++++ Material ++++

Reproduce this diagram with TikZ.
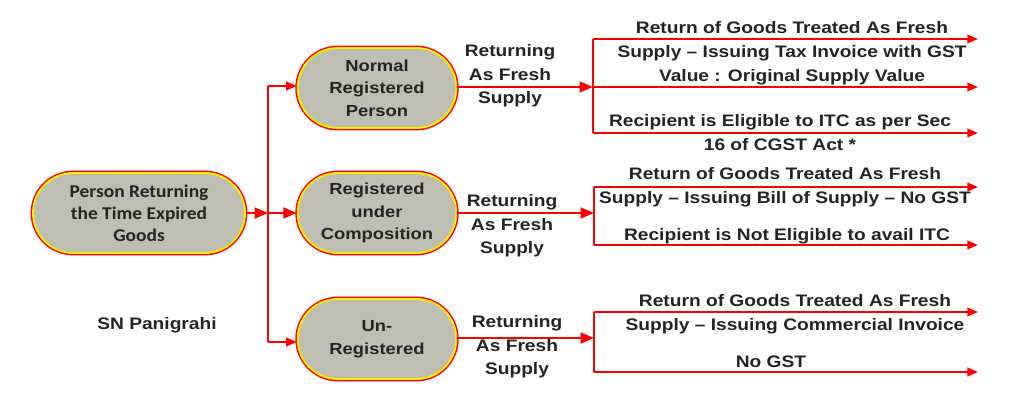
\documentclass[tikz,border=0pt]{standalone}
\usepackage{fontspec}
\setmainfont{Liberation Sans}[FakeStretch=1.15]
\newfontfamily\calibri{Carlito}[FakeStretch=1.08]
\usepackage{tikz}
\usetikzlibrary{arrows.meta, positioning, calc}
\definecolor{gstred}{RGB}{255, 0, 0}
\definecolor{gstyellow}{RGB}{255, 240, 0}
\definecolor{capsgray}{RGB}{190, 190, 178}
\definecolor{inktext}{RGB}{35, 35, 35}

\tikzset{
  capsule/.style={rounded corners=30pt, fill=capsgray, draw=gstyellow, line width=1.4pt,
    preaction={draw=gstred, line width=3.6pt}, minimum height=60pt, align=center,
    text=inktext, font=\bfseries\fontsize{12}{17}\selectfont, inner sep=0pt},
  flow/.style={gstred, line width=2pt, -{Triangle[length=10pt, width=8pt]}},
  branch/.style={gstred, line width=1.5pt, -{Triangle[length=8pt, width=6.5pt]}},
  note/.style={text=inktext, font=\bfseries\fontsize{12.5}{17.5}\selectfont, align=center, inner sep=0pt},
  outcome/.style={note, font=\bfseries\fontsize{12.5}{18}\selectfont}
}

\begin{document}
\begin{tikzpicture}[x=0.75pt, y=-0.75pt]
  \useasboundingbox (0,0) rectangle (1024,404);
  % left side: who is returning
  \node[capsule, minimum width=159pt, font=\calibri\bfseries\fontsize{13.5}{16.5}\selectfont] (person) at (139,213)
    {Person Returning\\the Time Expired\\Goods};
  \node[capsule, minimum width=119pt] (normal) at (377,88) {Normal\\Registered\\Person};
  \node[capsule, minimum width=119pt] (compo) at (377,213) {Registered\\under\\Composition};
  \node[capsule, minimum width=119pt] (unreg) at (377,339) {Un-\\Registered};
  \node[note] (author) at (157,325) {SN Panigrahi};

  \coordinate (split) at (268,213);
  \draw[flow] (person) -- (split);
  \draw[gstred, line width=1.5pt] (268,86) -- (268,342);
  \draw[branch] (268,86) -- (normal.west |- 0,86);
  \draw[flow] (split) -- (compo);
  \draw[branch] (268,342) -- (unreg.west |- 0,342);

  % returning as fresh supply
  \coordinate (fanA) at (593,87);
  \coordinate (fanB) at (594,213);
  \coordinate (fanC) at (594,338);
  \draw[flow] (normal.east |- fanA) -- (fanA);
  \draw[flow] (compo) -- (fanB);
  \draw[flow] (unreg.east |- fanC) -- (fanC);
  \node[note] (retA) at (510,76) {Returning\\As Fresh\\Supply};
  \node[note] (retB) at (512,226) {Returning\\As Fresh\\Supply};
  \node[note] (retC) at (517,347) {Returning\\As Fresh\\Supply};

  % outcomes
  \draw[gstred, line width=1.5pt] (593,39) -- (593,133);
  \foreach \y in {39,87,133} \draw[branch] (593,\y) -- (978,\y);
  \draw[gstred, line width=1.5pt] (594,187) -- (594,245);
  \foreach \y in {187,245} \draw[branch] (594,\y) -- (978,\y);
  \draw[gstred, line width=1.5pt] (594,312) -- (594,372);
  \foreach \y in {312,372} \draw[branch] (594,\y) -- (978,\y);

  \node[outcome] (outA1) at (792,41) {Return of Goods Treated As Fresh\\Supply -- Issuing Tax Invoice with GST};
  \node[outcome] (outA2) at (792,77) {Value : Original Supply Value};
  \node[outcome] (outA3) at (780,133) {Recipient is Eligible to ITC as per Sec\\16 of CGST Act *};
  \node[outcome] (outB1) at (785,187) {Return of Goods Treated As Fresh\\Supply -- Issuing Bill of Supply -- No GST};
  \node[outcome] (outB2) at (787,236) {Recipient is Not Eligible to avail ITC};
  \node[outcome] (outC1) at (795,314) {Return of Goods Treated As Fresh\\Supply -- Issuing Commercial Invoice};
  \node[outcome] (outC2) at (771,362) {No GST};
\end{tikzpicture}
\end{document}
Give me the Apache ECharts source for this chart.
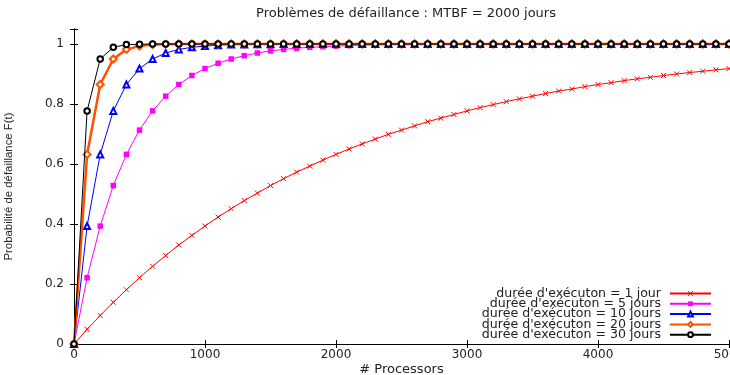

++++

### What you need to do
From the data above, write out everything exactly except the pictures.

### Exercise solution
Reproduce this diagram with TikZ.
\documentclass[tikz,border=0pt]{standalone}
\usepackage{fontspec}
\setmainfont{Liberation Sans}[FakeStretch=1.15]
\newfontfamily\calibri{Carlito}[FakeStretch=1.08]
\usepackage{tikz}
\usetikzlibrary{arrows.meta, positioning, calc}
\definecolor{gstred}{RGB}{255, 0, 0}
\definecolor{gstyellow}{RGB}{255, 240, 0}
\definecolor{capsgray}{RGB}{190, 190, 178}
\definecolor{inktext}{RGB}{35, 35, 35}

\tikzset{
  capsule/.style={rounded corners=30pt, fill=capsgray, draw=gstyellow, line width=1.4pt,
    preaction={draw=gstred, line width=3.6pt}, minimum height=60pt, align=center,
    text=inktext, font=\bfseries\fontsize{12}{17}\selectfont, inner sep=0pt},
  flow/.style={gstred, line width=2pt, -{Triangle[length=10pt, width=8pt]}},
  branch/.style={gstred, line width=1.5pt, -{Triangle[length=8pt, width=6.5pt]}},
  note/.style={text=inktext, font=\bfseries\fontsize{12.5}{17.5}\selectfont, align=center, inner sep=0pt},
  outcome/.style={note, font=\bfseries\fontsize{12.5}{18}\selectfont}
}

\begin{document}
\begin{tikzpicture}[x=0.75pt, y=-0.75pt]
  \useasboundingbox (0,0) rectangle (1024,404);
  % left side: who is returning
  \node[capsule, minimum width=159pt, font=\calibri\bfseries\fontsize{13.5}{16.5}\selectfont] (person) at (139,213)
    {Person Returning\\the Time Expired\\Goods};
  \node[capsule, minimum width=119pt] (normal) at (377,88) {Normal\\Registered\\Person};
  \node[capsule, minimum width=119pt] (compo) at (377,213) {Registered\\under\\Composition};
  \node[capsule, minimum width=119pt] (unreg) at (377,339) {Un-\\Registered};
  \node[note] (author) at (157,325) {SN Panigrahi};

  \coordinate (split) at (268,213);
  \draw[flow] (person) -- (split);
  \draw[gstred, line width=1.5pt] (268,86) -- (268,342);
  \draw[branch] (268,86) -- (normal.west |- 0,86);
  \draw[flow] (split) -- (compo);
  \draw[branch] (268,342) -- (unreg.west |- 0,342);

  % returning as fresh supply
  \coordinate (fanA) at (593,87);
  \coordinate (fanB) at (594,213);
  \coordinate (fanC) at (594,338);
  \draw[flow] (normal.east |- fanA) -- (fanA);
  \draw[flow] (compo) -- (fanB);
  \draw[flow] (unreg.east |- fanC) -- (fanC);
  \node[note] (retA) at (510,76) {Returning\\As Fresh\\Supply};
  \node[note] (retB) at (512,226) {Returning\\As Fresh\\Supply};
  \node[note] (retC) at (517,347) {Returning\\As Fresh\\Supply};

  % outcomes
  \draw[gstred, line width=1.5pt] (593,39) -- (593,133);
  \foreach \y in {39,87,133} \draw[branch] (593,\y) -- (978,\y);
  \draw[gstred, line width=1.5pt] (594,187) -- (594,245);
  \foreach \y in {187,245} \draw[branch] (594,\y) -- (978,\y);
  \draw[gstred, line width=1.5pt] (594,312) -- (594,372);
  \foreach \y in {312,372} \draw[branch] (594,\y) -- (978,\y);

  \node[outcome] (outA1) at (792,41) {Return of Goods Treated As Fresh\\Supply -- Issuing Tax Invoice with GST};
  \node[outcome] (outA2) at (792,77) {Value : Original Supply Value};
  \node[outcome] (outA3) at (780,133) {Recipient is Eligible to ITC as per Sec\\16 of CGST Act *};
  \node[outcome] (outB1) at (785,187) {Return of Goods Treated As Fresh\\Supply -- Issuing Bill of Supply -- No GST};
  \node[outcome] (outB2) at (787,236) {Recipient is Not Eligible to avail ITC};
  \node[outcome] (outC1) at (795,314) {Return of Goods Treated As Fresh\\Supply -- Issuing Commercial Invoice};
  \node[outcome] (outC2) at (771,362) {No GST};
\end{tikzpicture}
\end{document}
Give me the Apache ECharts source for this chart.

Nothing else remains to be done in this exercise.